§ Your objective:
Copy every line from the one that holds "Write a LaTeX" to the end of the records below, exactly and with nothing else, but without any pictures.

§ Records with drawing code:

= = =

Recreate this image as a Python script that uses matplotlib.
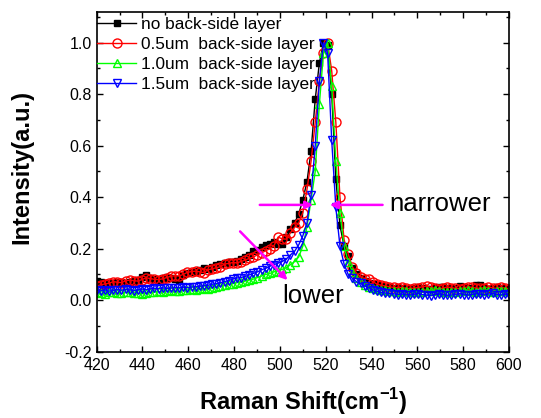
import numpy as np
import matplotlib
matplotlib.use('Agg')
import matplotlib.pyplot as plt
from matplotlib.ticker import MultipleLocator, FormatStrFormatter

plt.rcParams['font.family'] = ['Liberation Sans', 'DejaVu Sans']
plt.rcParams['axes.unicode_minus'] = False
plt.rcParams['mathtext.fontset'] = 'custom'
plt.rcParams['mathtext.rm'] = 'Liberation Sans'
plt.rcParams['mathtext.bf'] = 'Liberation Sans:bold'

# sampling grid of the spectra (cm^-1), step
raman_shift = np.round(np.arange(420.0, 600.01, 1.8), 1)

no_layer = [
    0.074, 0.070, 0.066, 0.064, 0.068, 0.072, 0.070, 0.066, 0.071, 0.075,
    0.078, 0.090, 0.098, 0.088, 0.082, 0.079, 0.085, 0.090, 0.088, 0.082,
    0.080, 0.098, 0.104, 0.108, 0.112, 0.118, 0.124, 0.120, 0.128, 0.135,
    0.142, 0.146, 0.150, 0.148, 0.152, 0.158, 0.166, 0.175, 0.190, 0.195,
    0.205, 0.215, 0.218, 0.224, 0.220, 0.217, 0.245, 0.275, 0.300, 0.335,
    0.390, 0.460, 0.580, 0.780, 0.920, 1.000, 0.990, 0.800, 0.470, 0.290,
    0.210, 0.170, 0.125, 0.100, 0.085, 0.075, 0.068, 0.062, 0.058, 0.055,
    0.052, 0.050, 0.048, 0.047, 0.049, 0.045, 0.044, 0.046, 0.050, 0.048,
    0.045, 0.043, 0.048, 0.052, 0.050, 0.046, 0.044, 0.047, 0.055, 0.050,
    0.046, 0.045, 0.060, 0.058, 0.048, 0.045, 0.046, 0.050, 0.047, 0.045,
    0.044]

layer_05 = [
    0.055, 0.060, 0.063, 0.066, 0.072, 0.070, 0.068, 0.075, 0.078, 0.076,
    0.074, 0.080, 0.087, 0.084, 0.081, 0.080, 0.083, 0.088, 0.093, 0.095,
    0.094, 0.100, 0.108, 0.111, 0.113, 0.110, 0.107, 0.118, 0.122, 0.126,
    0.130, 0.140, 0.143, 0.146, 0.145, 0.150, 0.156, 0.162, 0.168, 0.176,
    0.184, 0.192, 0.200, 0.212, 0.245, 0.238, 0.237, 0.262, 0.283, 0.300,
    0.340, 0.430, 0.540, 0.690, 0.850, 0.960, 1.000, 0.890, 0.690, 0.400,
    0.235, 0.180, 0.130, 0.105, 0.090, 0.084, 0.081, 0.072, 0.062, 0.058,
    0.055, 0.052, 0.050, 0.048, 0.050, 0.046, 0.045, 0.047, 0.049, 0.052,
    0.055, 0.050, 0.046, 0.044, 0.047, 0.051, 0.049, 0.046, 0.045, 0.048,
    0.052, 0.050, 0.047, 0.046, 0.049, 0.051, 0.048, 0.046, 0.050, 0.047,
    0.045]

layer_10 = [
    0.030, 0.028, 0.025, 0.030, 0.032, 0.028, 0.026, 0.030, 0.033, 0.029,
    0.027, 0.025, 0.028, 0.030, 0.032, 0.034, 0.033, 0.035, 0.038, 0.036,
    0.034, 0.038, 0.040, 0.042, 0.041, 0.044, 0.046, 0.045, 0.048, 0.052,
    0.055, 0.058, 0.062, 0.064, 0.068, 0.070, 0.074, 0.078, 0.082, 0.088,
    0.094, 0.100, 0.104, 0.110, 0.114, 0.120, 0.126, 0.138, 0.150, 0.168,
    0.210, 0.285, 0.390, 0.500, 0.760, 0.960, 1.000, 0.830, 0.540, 0.340,
    0.210, 0.150, 0.110, 0.085, 0.070, 0.060, 0.052, 0.048, 0.042, 0.040,
    0.038, 0.036, 0.035, 0.033, 0.034, 0.036, 0.033, 0.031, 0.030, 0.032,
    0.034, 0.036, 0.038, 0.035, 0.033, 0.032, 0.030, 0.031, 0.034, 0.037,
    0.038, 0.035, 0.033, 0.036, 0.038, 0.035, 0.032, 0.034, 0.036, 0.035,
    0.034]

layer_15 = [
    0.038, 0.036, 0.040, 0.035, 0.038, 0.041, 0.039, 0.042, 0.040, 0.037,
    0.040, 0.043, 0.041, 0.044, 0.046, 0.045, 0.048, 0.046, 0.047, 0.049,
    0.048, 0.050, 0.049, 0.051, 0.052, 0.054, 0.056, 0.058, 0.062, 0.064,
    0.068, 0.072, 0.076, 0.082, 0.086, 0.088, 0.092, 0.098, 0.104, 0.110,
    0.118, 0.124, 0.132, 0.138, 0.144, 0.150, 0.160, 0.176, 0.190, 0.215,
    0.250, 0.300, 0.410, 0.600, 0.850, 1.000, 0.960, 0.620, 0.360, 0.210,
    0.140, 0.100, 0.085, 0.072, 0.065, 0.055, 0.048, 0.040, 0.035, 0.030,
    0.028, 0.026, 0.025, 0.022, 0.024, 0.021, 0.020, 0.023, 0.025, 0.022,
    0.020, 0.018, 0.022, 0.024, 0.021, 0.019, 0.020, 0.023, 0.025, 0.022,
    0.020, 0.022, 0.025, 0.023, 0.021, 0.024, 0.026, 0.022, 0.020, 0.023,
    0.022]

labels = ['no back-side layer', '0.5um  back-side layer',
          '1.0um  back-side layer', '1.5um  back-side layer']
colors = ['#000000', '#ff0000', '#00ff00', '#0000ff']
markers = ['s', 'o', '^', 'v']
filled = [True, False, False, False]
sizes = [5.0, 6.5, 6.0, 6.0]

x_ticks = [420, 440, 460, 480, 500, 520, 540, 560, 580, 600]
y_ticks = [-0.2, 0.0, 0.2, 0.4, 0.6, 0.8, 1.0]

fig = plt.figure(figsize=(5.41, 4.18), dpi=100)
ax = fig.add_axes([0.1787, 0.1586, 0.7622, 0.8134])

for vals, lab, c, m, f, s in zip([no_layer, layer_05, layer_10, layer_15],
                                 labels, colors, markers, filled, sizes):
    ax.plot(raman_shift, vals, color=c, lw=1.0, marker=m, ms=s,
            mfc=c if f else 'none', mec=c, mew=1.0, label=lab)

ax.set_xlim(420, 600)
ax.set_ylim(-0.2, 1.12)
ax.set_xticks(x_ticks)
ax.set_yticks(y_ticks)
ax.xaxis.set_minor_locator(MultipleLocator(10))
ax.yaxis.set_minor_locator(MultipleLocator(0.1))
ax.yaxis.set_major_formatter(FormatStrFormatter('%.1f'))
ax.tick_params(which='both', direction='in', top=True, right=True,
               labelsize=11.5, width=1.0)
ax.tick_params(which='major', length=4.5)
ax.tick_params(which='minor', length=2.5)
ax.tick_params(axis='x', which='major', pad=4.5)
ax.tick_params(axis='y', which='major', pad=3.5)
for sp in ax.spines.values():
    sp.set_linewidth(1.2)

leg = ax.legend(loc='upper left', bbox_to_anchor=(-0.002, 0.987), frameon=False,
                fontsize=12.4, handlelength=2.3, handletextpad=0.3,
                borderaxespad=0.0, borderpad=0.05, labelspacing=0.28)

mag = '#ff00ff'
ap = dict(arrowstyle='-|>', color=mag, lw=1.8, mutation_scale=11,
          shrinkA=0, shrinkB=0)
ax.annotate('', xy=(514.5, 0.37), xytext=(491.2, 0.37), arrowprops=ap)
ax.annotate('', xy=(521.8, 0.37), xytext=(544.8, 0.37), arrowprops=ap)
ax.annotate('', xy=(503.3, 0.078), xytext=(482.6, 0.267), arrowprops=ap)
ax.text(547.6, 0.347, 'narrower', fontsize=18.5, ha='left', va='baseline')
ax.text(500.8, -0.011, 'lower', fontsize=18.5, ha='left', va='baseline')

fig.text(0.56, 0.019, r'Raman Shift(cm$^{\mathbf{-1}}$)', fontsize=17,
         fontweight='bold', ha='center', va='baseline')
fig.text(0.0407, 0.6005, 'Intensity(a.u.)', fontsize=17, fontweight='bold',
         rotation=90, ha='center', va='center')

fig.savefig('out.png', dpi=100)
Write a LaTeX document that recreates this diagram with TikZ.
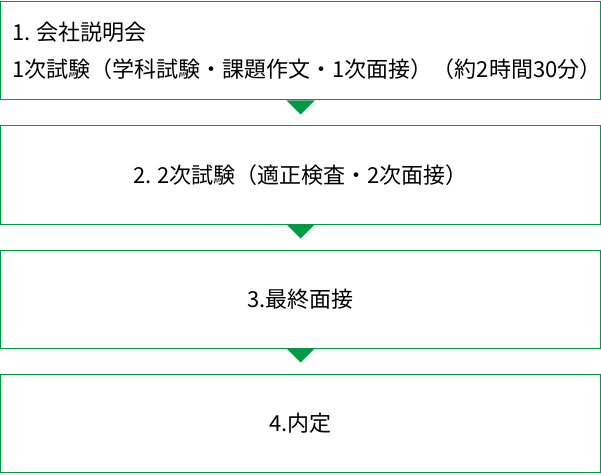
\documentclass[tikz,border=0pt]{standalone}
\usepackage{fontspec}
\setmainfont{Noto Sans CJK JP}
\usetikzlibrary{positioning}
\usetikzlibrary{calc}
\definecolor{ColorStep}{RGB}{0,153,68}

\begin{document}
\begin{tikzpicture}[x=1bp,y=1bp,
	stepbox/.style={rectangle, draw=ColorStep, line width=1bp, minimum width=599bp, minimum height=98bp, inner sep=0bp, font=\fontsize{22bp}{37bp}\selectfont},
	first/.style={text width=576bp, align=left},
	pointer/.style={fill=ColorStep}]
	
	\useasboundingbox (0,0) rectangle (601,-475);
	
	% Steps
	\node[stepbox, first] (S1) at (300.5,-51) {1.\hspace{0.25em}会社説明会\\1次試験（学科試験・課題作文・1次面接）（約2時間30分）};
	\node[stepbox, below = 25bp of S1] (S2) {2.\hspace{0.25em}2次試験（適正検査・2次面接）};
	\node[stepbox, below = 25bp of S2] (S3) {3.最終面接};
	\node[stepbox, below = 25bp of S3] (S4) {4.内定};
	
	% Pointers
	\fill[pointer] ($(S1.south)+(-14,0)$) -- ($(S1.south)+(14,0)$) -- ($(S1.south)+(0,-14)$) -- cycle;
	\fill[pointer] ($(S2.south)+(-14,0)$) -- ($(S2.south)+(14,0)$) -- ($(S2.south)+(0,-14)$) -- cycle;
	\fill[pointer] ($(S3.south)+(-14,0)$) -- ($(S3.south)+(14,0)$) -- ($(S3.south)+(0,-14)$) -- cycle;
	
\end{tikzpicture}
\end{document}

= = =

§ Result for this task:
Write a LaTeX document that recreates this diagram with TikZ.
\documentclass[tikz,border=0pt]{standalone}
\usepackage{fontspec}
\setmainfont{Noto Sans CJK JP}
\usetikzlibrary{positioning}
\usetikzlibrary{calc}
\definecolor{ColorStep}{RGB}{0,153,68}

\begin{document}
\begin{tikzpicture}[x=1bp,y=1bp,
	stepbox/.style={rectangle, draw=ColorStep, line width=1bp, minimum width=599bp, minimum height=98bp, inner sep=0bp, font=\fontsize{22bp}{37bp}\selectfont},
	first/.style={text width=576bp, align=left},
	pointer/.style={fill=ColorStep}]
	
	\useasboundingbox (0,0) rectangle (601,-475);
	
	% Steps
	\node[stepbox, first] (S1) at (300.5,-51) {1.\hspace{0.25em}会社説明会\\1次試験（学科試験・課題作文・1次面接）（約2時間30分）};
	\node[stepbox, below = 25bp of S1] (S2) {2.\hspace{0.25em}2次試験（適正検査・2次面接）};
	\node[stepbox, below = 25bp of S2] (S3) {3.最終面接};
	\node[stepbox, below = 25bp of S3] (S4) {4.内定};
	
	% Pointers
	\fill[pointer] ($(S1.south)+(-14,0)$) -- ($(S1.south)+(14,0)$) -- ($(S1.south)+(0,-14)$) -- cycle;
	\fill[pointer] ($(S2.south)+(-14,0)$) -- ($(S2.south)+(14,0)$) -- ($(S2.south)+(0,-14)$) -- cycle;
	\fill[pointer] ($(S3.south)+(-14,0)$) -- ($(S3.south)+(14,0)$) -- ($(S3.south)+(0,-14)$) -- cycle;
	
\end{tikzpicture}
\end{document}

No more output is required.